Fig. 9: Inhibition of SNO-USP16 at the C731 site improves cardiac dysfunction and GSH imbalance in CME rats.

A Cardiac function was evaluated using echocardiography. Detailed P values see (A). B Serum CK-MB level was measured using ELISA. Detailed P values see (B). C HBFP staining evaluated the microinfarct size in the heart tissues (scale bar = 100, 50 μm). The black arrow indicates a microsphere. Detailed P values see (C). D The pathological changes in the myocardial tissues were determined using HE staining (scale bar = 100, 50 μm). The black arrow indicates a microsphere, and the red arrow indicates inflammatory cell infiltration. Detailed P values see (D). E Apoptosis in the myocardial tissues was measured using TUNEL (scale bar = 100, 50 μm). Detailed P values see (E). F The expression of USP16, KDM1A, GCLM, and GLS in the myocardial tissues was analyzed using immunohistochemical staining (scale bar = 100, 50 μm). Detailed P values see (F). Data are presented as mean ± standard deviation (SD). n = 9 rats per group, indicating nine biological repetitions. In A, C–F, experiments were repeated independently at least 9 times with similar results. Representative images from one experiment are shown. One-way ANOVA followed by Tukey’s test for multiple group comparison was performed to analyze data. Source data are provided as a Source data file.
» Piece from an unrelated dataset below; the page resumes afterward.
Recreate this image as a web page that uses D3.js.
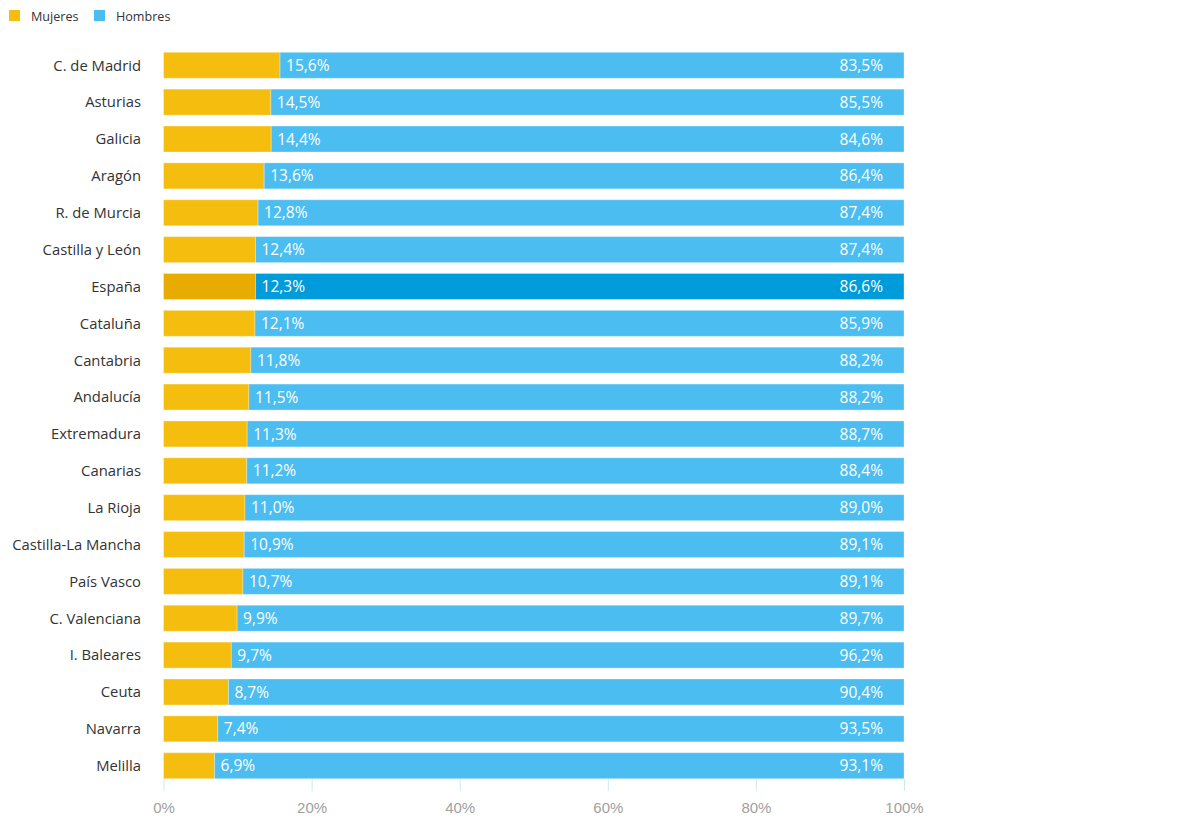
<!DOCTYPE html>
<html><head><meta charset="utf-8">
<script src="https://cdn.jsdelivr.net/npm/d3@7"></script>
<style>
body{margin:0;background:#fff;}
svg{display:block;font-family:"Open Sans","Noto Sans",sans-serif;}
</style></head>
<body><svg id="c" width="1180" height="825"></svg>
<script>
const categories = ["C. de Madrid","Asturias","Galicia","Aragón","R. de Murcia","Castilla y León","España","Cataluña","Cantabria","Andalucía","Extremadura","Canarias","La Rioja","Castilla-La Mancha","País Vasco","C. Valenciana","I. Baleares","Ceuta","Navarra","Melilla"];
const mujeres = [15.6,14.5,14.4,13.6,12.8,12.4,12.3,12.1,11.8,11.5,11.3,11.2,11.0,10.9,10.7,9.9,9.7,8.7,7.4,6.9];
const hombres = [83.5,85.5,84.6,86.4,87.4,87.4,86.6,85.9,88.2,88.2,88.7,88.4,89.0,89.1,89.1,89.7,96.2,90.4,93.5,93.1];
const xTicks = [0,20,40,60,80,100];
const seriesNames = ["Mujeres","Hombres"];
const highlight = "España";

const colors = {Mujeres:"#F5BE0F", Hombres:"#4BBDF0"};
const colorsHi = {Mujeres:"#E8AB00", Hombres:"#009BDB"};

const svg = d3.select("#c");
const x = d3.scaleLinear().domain([0,100]).range([163.5,904]);
const y = d3.scaleBand().domain(categories).range([52.3,778.7]).paddingInner(0.295).paddingOuter(0);

const rows = categories.map((c,i)=>({cat:c, Mujeres:mujeres[i], Hombres:hombres[i]}));
const stack = d3.stack().keys(seriesNames).offset(d3.stackOffsetExpand);
const series = stack(rows);

const fmt = v => d3.format(".1f")(v).replace(".",",")+"%";

// axis
const ax = svg.append("g").attr("transform","translate(0,779)")
  .call(d3.axisBottom(x).tickValues(xTicks).tickSize(12).tickFormat(d=>d+"%"));
ax.select(".domain").remove();
ax.selectAll(".tick line").attr("stroke","#cfe8f7").attr("stroke-width",1);
ax.selectAll(".tick text").attr("fill","#a0a0a0").attr("font-size","15px").attr("dy","1.25em").attr("font-weight",300);

// bars
series.forEach(s=>{
  svg.append("g").selectAll("rect").data(s).join("rect")
    .attr("x",d=>x(d[0]*100))
    .attr("width",d=>x(d[1]*100)-x(d[0]*100))
    .attr("y",d=>y(d.data.cat))
    .attr("height",y.bandwidth())
    .attr("fill",d=>d.data.cat===highlight?colorsHi[s.key]:colors[s.key])
    .attr("stroke","rgba(255,255,255,0.3)")
    .attr("stroke-width",1);
});

// value labels
const mS = series[0];
svg.append("g").selectAll("text").data(mS).join("text")
  .attr("x",d=>x(d[1]*100)+6)
  .attr("y",d=>y(d.data.cat)+y.bandwidth()/2)
  .attr("dy","0.36em")
  .attr("fill","#fff").attr("font-size","15.5px")
  .text(d=>fmt(d.data.Mujeres));
svg.append("g").selectAll("text").data(series[1]).join("text")
  .attr("x",x(100)-21)
  .attr("y",d=>y(d.data.cat)+y.bandwidth()/2)
  .attr("dy","0.36em").attr("text-anchor","end")
  .attr("fill","#fff").attr("font-size","15.5px")
  .text(d=>fmt(d.data.Hombres));

// category labels
svg.append("g").selectAll("text").data(categories).join("text")
  .attr("x",141)
  .attr("y",d=>y(d)+y.bandwidth()/2)
  .attr("dy","0.36em").attr("text-anchor","end")
  .attr("fill","#333").attr("font-size","14.8px")
  .text(d=>d);

// legend
const lg = svg.append("g");
const lx = [9,94];
seriesNames.forEach((n,i)=>{
  lg.append("rect").attr("x",lx[i]).attr("y",10).attr("width",11).attr("height",11).attr("fill",colors[n]);
  lg.append("text").attr("x",lx[i]+22).attr("y",16).attr("dy","0.36em")
    .attr("font-size","12.6px").attr("fill","#333").text(n);
});
</script></body></html>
SNO S-nitrosylation, USP16 ubiquitin-specific peptidase 16, GSH glutathione, CME coronary microembolization, CK-MB creatine kinase-MB, ELISA enzyme-linked immunosorbent assay, HE Hematoxylin-Eosin, TUNEL terminal deoxynucleotidyl transferase dUTP nick end labeling, KDM1A lysine-specific histone demethylase 1A, GCLM glutamate-cysteine ligase modifier subunit, GLS glutaminase, GSH glutathione.